Divide \$14,000 by \$10,000, and you get 1.4. Subtract 1 and you have 0.4. Multiply that by 100, tack on a % sign, and voila -- you've got a 40% increase. It's that simple, sometimes.

If Ethel added to her investment during the year, though, as many people do, things get more complicated. Let's say Ethel plunked \$2,000 of her hard-earned savings into this portfolio during the year. This means her investments didn't really appreciate by 40%. The total value of her portfolio did, but partly because of the money she added. Even if the stock prices didn't budge, her contributions would have resulted in a 20% increase.

If you make intra-year contributions, it suddenly becomes difficult to calculate your actual return. Ideally, you'd need to use a computer program that can determine the "internal rate of return," or IRR. Software such as Intuit's Quicken or Microsoft Excel can do this.
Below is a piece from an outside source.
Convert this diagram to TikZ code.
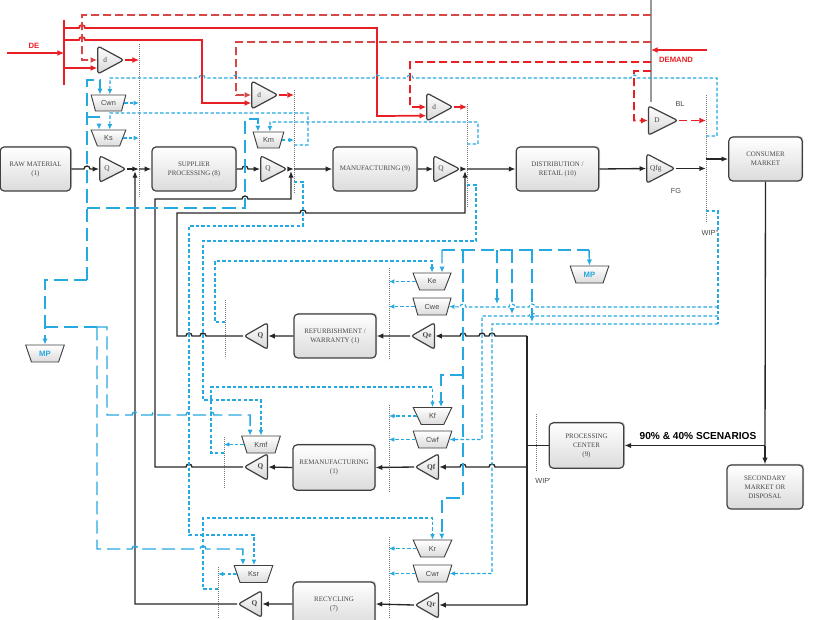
\documentclass[tikz,border=0pt]{standalone}
\usepackage{fontspec}
\setmainfont{Liberation Serif}
\newfontfamily\labelfont{Liberation Sans}
\usetikzlibrary{arrows.meta,shapes.geometric,shadows,positioning}

\definecolor{redline}{RGB}{232,32,38}
\definecolor{redsoft}{RGB}{214,72,72}
\definecolor{blueline}{RGB}{38,168,224}
\definecolor{boxline}{RGB}{64,64,64}
\definecolor{boxtext}{RGB}{72,72,72}
\definecolor{wipgray}{RGB}{120,120,120}

\tikzset{
  block/.style={draw=boxline, line width=0.9pt, rounded corners=3pt,
    top color=white, bottom color=black!14,
    drop shadow={shadow xshift=0.9pt, shadow yshift=0.9pt, opacity=0.35},
    align=center, text=boxtext, font=\fontsize{5.2}{6.8}\selectfont,
    minimum height=33pt, inner sep=1pt},
  amp/.style={isosceles triangle, isosceles triangle apex angle=60,
    isosceles triangle stretches, minimum width=20pt, minimum height=19.5pt,
    draw=boxline, line width=0.9pt, rounded corners=2pt,
    top color=white, bottom color=black!16, inner sep=0pt, text=boxtext,
    font=\fontsize{5.5}{6}\selectfont},
  ampl/.style={amp, shape border rotate=180, minimum height=17.5pt,
    font=\bfseries\fontsize{5.5}{6}\selectfont},
  gain/.style={trapezium, trapezium left angle=65, trapezium right angle=65,
    shape border rotate=180, trapezium stretches=true,
    minimum width=26pt, minimum height=12pt, draw=boxline, line width=0.7pt,
    top color=white, bottom color=black!14, inner sep=0pt, text=boxtext,
    font=\labelfont\fontsize{5.5}{6}\selectfont},
  wip/.style={draw=wipgray, line width=0.65pt, dash pattern=on 0.6pt off 0.9pt},
  pipe/.style={draw=black!85, line width=1pt},
  flow/.style={pipe, -{Latex[length=5pt,width=4pt]}},
  demand/.style={draw=redline, line width=1.3pt, -{Latex[length=5pt,width=4.5pt]}},
  redd/.style={demand, dash pattern=on 6pt off 3pt},
  info/.style={draw=blueline, line width=0.85pt, dash pattern=on 2.6pt off 1.6pt,
    -{Latex[length=4pt,width=3.5pt]}},
  infoc/.style={draw=blueline, line width=1.1pt, dash pattern=on 10pt off 4.5pt,
    -{Latex[length=4.5pt,width=4pt]}},
  tag/.style={font=\labelfont\fontsize{5.5}{6}\selectfont, text=boxtext, inner sep=0.75pt},
  redtag/.style={font=\labelfont\bfseries\fontsize{5.8}{6}\selectfont, text=redline, inner sep=0.75pt},
}

% hop over a crossing line, going right / going left
\newcommand{\hopR}[2]{-- (#1-3,#2) arc[start angle=180,end angle=360,radius=3]}
\newcommand{\hopL}[2]{-- (#1+3,#2) arc[start angle=0,end angle=-180,radius=3]}

\begin{document}
\begin{tikzpicture}[x=0.75pt,y=0.75pt,yscale=-1,xscale=1]
\useasboundingbox (0,0) rectangle (816,619);

% WIP level lines
\coordinate (w1t) at (139,44);  \coordinate (w1b) at (139,198);
\coordinate (w2t) at (294,90);  \coordinate (w2b) at (294,193);
\coordinate (w3t) at (467,104); \coordinate (w3b) at (467,207);
\coordinate (w4t) at (706,95);  \coordinate (w4b) at (706,223);
\coordinate (w5t) at (389,268); \coordinate (w5b) at (389,360);
\coordinate (w6t) at (225,300); \coordinate (w6b) at (225,358);
\coordinate (w7t) at (389,405); \coordinate (w7b) at (389,492);
\coordinate (w8t) at (224,437); \coordinate (w8b) at (224,488);
\coordinate (w9t) at (389,537); \coordinate (w9b) at (389,619);
\coordinate (w10t) at (218,567); \coordinate (w10b) at (218,619);
\coordinate (w11t) at (536,414); \coordinate (w11b) at (536,472);
\foreach \w in {w1,w2,w3,w4,w5,w6,w7,w8,w9,w10,w11}
  \draw[wip] (\w t) -- (\w b);

% Blocks
\node[block, minimum width=53pt] (raw) at (35.5,169) {RAW MATERIAL\\(1)};
\node[block, minimum width=63pt] (sup) at (194,169) {SUPPLIER\\PROCESSING (8)};
\node[block, minimum width=63pt] (man) at (375,169) {MANUFACTURING (9)};
\node[block, minimum width=62pt] (dis) at (557.5,169) {DISTRIBUTION /\\RETAIL (10)};
\node[block, minimum width=55pt] (con) at (765.5,159) {CONSUMER\\MARKET};
\node[block, minimum width=61.5pt] (ref) at (335,336) {REFURBISHMENT /\\WARRANTY (1)};
\node[block, minimum width=61.5pt, minimum height=34pt] (rem) at (334,467.5) {REMANUFACTURING\\(1)};
\node[block, minimum width=61.5pt] (rec) at (334,604) {RECYCLING\\(7)};
\node[block, minimum width=56pt, minimum height=34pt] (pro) at (586.5,445.5) {PROCESSING\\CENTER\\(9)};
\node[block, minimum width=57pt] (sec) at (765,487) {SECONDARY\\MARKET OR\\DISPOSAL};

% Delays and rates
\node[amp, anchor=apex, minimum width=21pt] (d1) at (125,60) {d};
\node[amp, anchor=apex, minimum width=21pt] (d2) at (279,95) {d};
\node[amp, anchor=apex, minimum width=21pt] (d3) at (454,107) {d};
\node[amp, anchor=apex, minimum width=22pt, minimum height=22pt] (dd) at (679,120.5) {D};
\node[amp, anchor=apex] (q1) at (127,169) {Q};
\node[amp, anchor=apex] (q2) at (288,169) {Q};
\node[amp, anchor=apex] (q3) at (461,169) {Q};
\node[amp, anchor=apex, minimum width=22pt, minimum height=21pt] (qfg) at (676,168.5) {Qfg};
\node[ampl, anchor=apex] (qe) at (410,336) {Qe};
\node[ampl, anchor=apex] (qro) at (243,336) {Q};
\node[ampl, anchor=apex] (qf) at (414,467) {Qf};
\node[ampl, anchor=apex] (qmo) at (243,467) {Q};
\node[ampl, anchor=apex] (qr) at (414,605) {Qr};
\node[ampl, anchor=apex] (qso) at (237,604) {Q};

% Gains
\node[gain] (cwn) at (108.5,103) {Cwn};
\node[gain] (ks) at (108.5,138) {Ks};
\node[gain, minimum width=23pt] (km) at (268.5,140) {Km};
\node[gain, minimum width=28.5pt, minimum height=12.75pt] (ke) at (432,281.5) {Ke};
\node[gain, minimum width=28.5pt, minimum height=12.75pt] (cwe) at (432,306.5) {Cwe};
\node[gain, minimum width=29pt, minimum height=12.75pt] (kf) at (432.5,416) {Kf};
\node[gain, minimum width=29pt, minimum height=12.75pt] (cwf) at (432.5,439.5) {Cwf};
\node[gain, minimum width=29pt, minimum height=12.75pt] (kmf) at (261,444.5) {Kmf};
\node[gain, minimum width=29pt, minimum height=12.75pt] (kr) at (432.5,548.5) {Kr};
\node[gain, minimum width=29pt, minimum height=12.75pt] (cwr) at (432.5,573.5) {Cwr};
\node[gain, minimum width=29pt, minimum height=12.75pt] (ksr) at (253.5,574) {Ksr};
\node[gain, minimum width=29pt, minimum height=12.75pt, text=blueline,
  font=\labelfont\bfseries\fontsize{5.8}{6}\selectfont] (mpr) at (589.5,274.5) {MP};
\node[gain, minimum width=29pt, minimum height=12.75pt, text=blueline,
  font=\labelfont\bfseries\fontsize{5.8}{6}\selectfont] (mpl) at (45,353.5) {MP};

% Text Node
\node[redtag] (lde) at (34,46) {DE};
\node[redtag] (ldem) at (676,60) {DEMAND};
\node[tag] (lbl) at (680,104) {BL};
\node[tag] (lfg) at (676,191) {FG};
\node[tag] (lwipa) at (710,233) {WIP''};
\node[tag] (lwipb) at (543,481) {WIP'};
\node[font=\labelfont\bfseries\fontsize{7.6}{8}\selectfont, inner sep=0.75pt] (lscen) at (698,436) {90\% \& 40\% SCENARIOS};

% Material flow
\draw[flow] (raw.east) \hopR{87}{169} -- (q1.west);
\draw[flow] (q1.east) -- (q1.east -| w1t);
\draw[flow] (q1.east -| w1t) -- (sup.west);
\draw[flow] (sup.east) \hopR{245}{169} -- (q2.west);
\draw[flow] (q2.east) -- (q2.east -| w2t);
\draw[flow] (q2.east -| w2t) -- (man.west);
\draw[flow] (man.east) -- (q3.west);
\draw[flow] (q3.east) -- (q3.east -| w3t);
\draw[flow] (q3.east -| w3t) -- (dis.west);
\draw[flow] (dis.east) -- (qfg.west);
\draw[flow] (qfg.east) -- (qfg.east -| w4t);
\draw[flow] (con.west -| w4t) -- (con.west);

% Return flow
\coordinate (split) at (765,445.5);
\coordinate (tt) at (527,336);
\coordinate (tb) at (527,605);
\draw[pipe] (con.south) -- (split);
\draw[flow] (split) -- (pro.east);
\draw[flow] (split) -- (sec.north);
\draw[pipe] (pro.west) -- (pro.west -| tt);
\draw[pipe] (tt) -- (tb);
\draw[flow] (tt) \hopL{492}{336}\hopL{482}{336}\hopL{463}{336} -- (qe.east);
\draw[flow] (tt |- qf.east) \hopL{492}{467}\hopL{463}{467} -- (qf.east);
\draw[flow] (tb) -- (qr.east);
\draw[flow] (qe.west) -- (ref.east);
\draw[flow] (ref.west) -- (qro.east);
\draw[flow] (qro.west) \hopL{203}{336}\hopL{189}{336} -- (177,336) -- (177,213) \hopR{303}{213} -- (465,213) -- (465,171);
\draw[flow] (qf.west) -- (rem.east);
\draw[flow] (rem.west) -- (qmo.east);
\draw[flow] (qmo.west) \hopL{189}{467} -- (155,467) -- (155,199) \hopR{245}{199} -- (291,199) -- (291,171);
\draw[flow] (qr.west) -- (rec.east);
\draw[flow] (rec.west) -- (qso.east);
\draw[flow] (qso.west) -- (135,604) -- (135,171);

% Demand signals
\draw[draw=black!40, line width=1.3pt] (651,0) -- (651,102);
\draw[redline, line width=1.6pt] (64,20) -- (64,85);
\draw[demand] (7,53) -- (64,53);
\draw[demand] (707,50) -- (651,50);
\draw[demand] (64,28) \hopR{82}{28} -- (377,28) -- (377,116) -- ([yshift=6.5pt]d3.west);
\draw[demand] (64,40) \hopR{82}{40} -- (202,40) -- (202,103) -- ([yshift=6pt]d2.west);
\draw[demand] (64,68) -- ([yshift=6pt]d1.west);
\draw[redd, draw=redsoft] (651,15) -- (82,15) -- (82,60) -- (d1.west);
\draw[redd, draw=redsoft] (651,42) -- (236,42) -- (236,95) -- (d2.west);
\draw[redd] (651,62) -- (410,62) -- (410,107) -- (d3.west);
\draw[redd] (651,71) -- (634,71) -- (634,120.5) -- (dd.west);
\draw[redd] (d1.east) -- (d1.east -| w1t);
\draw[redd] (d2.east) -- (d2.east -| w2t);
\draw[redd] (d3.east) -- (d3.east -| w3t);
\draw[redd] (dd.east) -- (dd.east -| w4t);

% Information feedback (short dashes)
\draw[info] (706,136) -- (717,136) -- (717,78) \hopL{634}{78}\hopL{410}{78}\hopL{377}{78}\hopL{236}{78}\hopL{202}{78} -- (110,78) -- ([xshift=1pt]cwn.north);
\draw[info] (294,145) -- (308,145) -- (308,113) -- (110,113) -- ([xshift=1pt]ks.north);
\draw[info] (467,144) -- (478,144) -- (478,122) -- (270,122) -- ([xshift=1pt]km.north);
\draw[info] (cwn.east) -- (cwn.east -| w1t);
\draw[info] (ks.east) -- (ks.east -| w1t);
\draw[info] (km.east) -- (km.east -| w2t);
\draw[info] (294,182) -- (303,182) -- (303,226) -- (189,226) -- (189,535) -| ([xshift=0.4pt]ksr.north);
\draw[info] (467,185) -- (476,185) -- (476,241) -- (203,241) -- (203,400) -| (kmf.north);
\draw[info] (225,322) -- (215,322) -- (215,261) -| (ke.north);
\draw[info] (224,453) -- (211,453) -- (211,387) -| (kf.north);
\draw[info] (218,589) -- (203,589) -- (203,518) -| (kr.north);
\draw[info] (ke.west) -- (ke.west -| w5t);
\draw[info] (cwe.west) -- (cwe.west -| w5t);
\draw[info] (kf.west) -- (kf.west -| w7t);
\draw[info] (cwf.west) -- (cwf.west -| w7t);
\draw[info] (kr.west) -- (kr.west -| w9t);
\draw[info] (cwr.west) -- (cwr.west -| w9t);
\draw[info] (kmf.west) -- (kmf.west -| w8t);
\draw[info] (ksr.west) -- (ksr.west -| w10t);
\draw[info, -] (706,211) -- (718,211) -- (718,324);
\draw[info] (718,307) \hopL{532}{307}\hopL{512}{307}\hopL{463}{307} -- (cwe.east);
\draw[info] (718,316) \hopL{532}{316} -- (482,316) -- (482,439.5) -- (cwf.east);
\draw[info] (718,324) -- (492,324) -- (492,573.5) -- (cwr.east);

% Information feedback (long dashes)
\draw[infoc] (87,280) -- (87,80) -| ([xshift=-6.4pt]cwn.north);
\draw[infoc] (87,117) -| ([xshift=-7.1pt]ks.north);
\draw[infoc] (87,208) -- (245,208) -- (245,119) -| ([xshift=-7.9pt]km.north);
\draw[infoc] (87,280) -| (mpl.north);
\draw[infoc, -] (45,327) -- (97,327);
\draw[infoc] (97,327) -- (97,549) \hopR{135}{549}\hopR{203}{549} -| ([xshift=-7.9pt]ksr.north);
\draw[infoc] (97,327) -- (107,327) -- (107,415) \hopR{135}{415}\hopR{155}{415}\hopR{189}{415}\hopR{211}{415} -| ([xshift=-8.2pt]kmf.north);
\draw[infoc, -] (442,250) -- (589,250);
\draw[infoc] (442,250) -- ([xshift=7.5pt]ke.north);
\draw[infoc] (589,250) -- (mpr.north);
\draw[infoc] (463,250) -- (463,498) -| ([xshift=7pt]kr.north);
\draw[infoc] (463,375) -| ([xshift=6.4pt]kf.north);
\draw[infoc] (497,250) -- (497,304);
\draw[infoc] (512,250) -- (512,314);
\draw[infoc] (532,250) -- (532,322);

\end{tikzpicture}
\end{document}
Your trusty calculator can give you an approximate value. Just take the portfolio's end value and subtract half the net additions made. Divide this by the portfolio's beginning value, to which has been added half the net additions. We'd get: (\$14,000 minus \$1,000) divided by (\$10,000 plus \$1,000) equals 1.18. Subtract 1, multiply by 100, tack on that % sign, and you're looking at an 18% gain.

Once you know your holdings have appreciated a certain amount, compare that with a benchmark such as the Standard & Poor's 500. If your portfolio rocketed ahead 15% in 1999, you may have rejoiced. But the market (as measured by the S&P 500) was up about 20% for the year. You underperformed it. Aim to beat the market -- or, with the help of index funds, at least to meet the market average.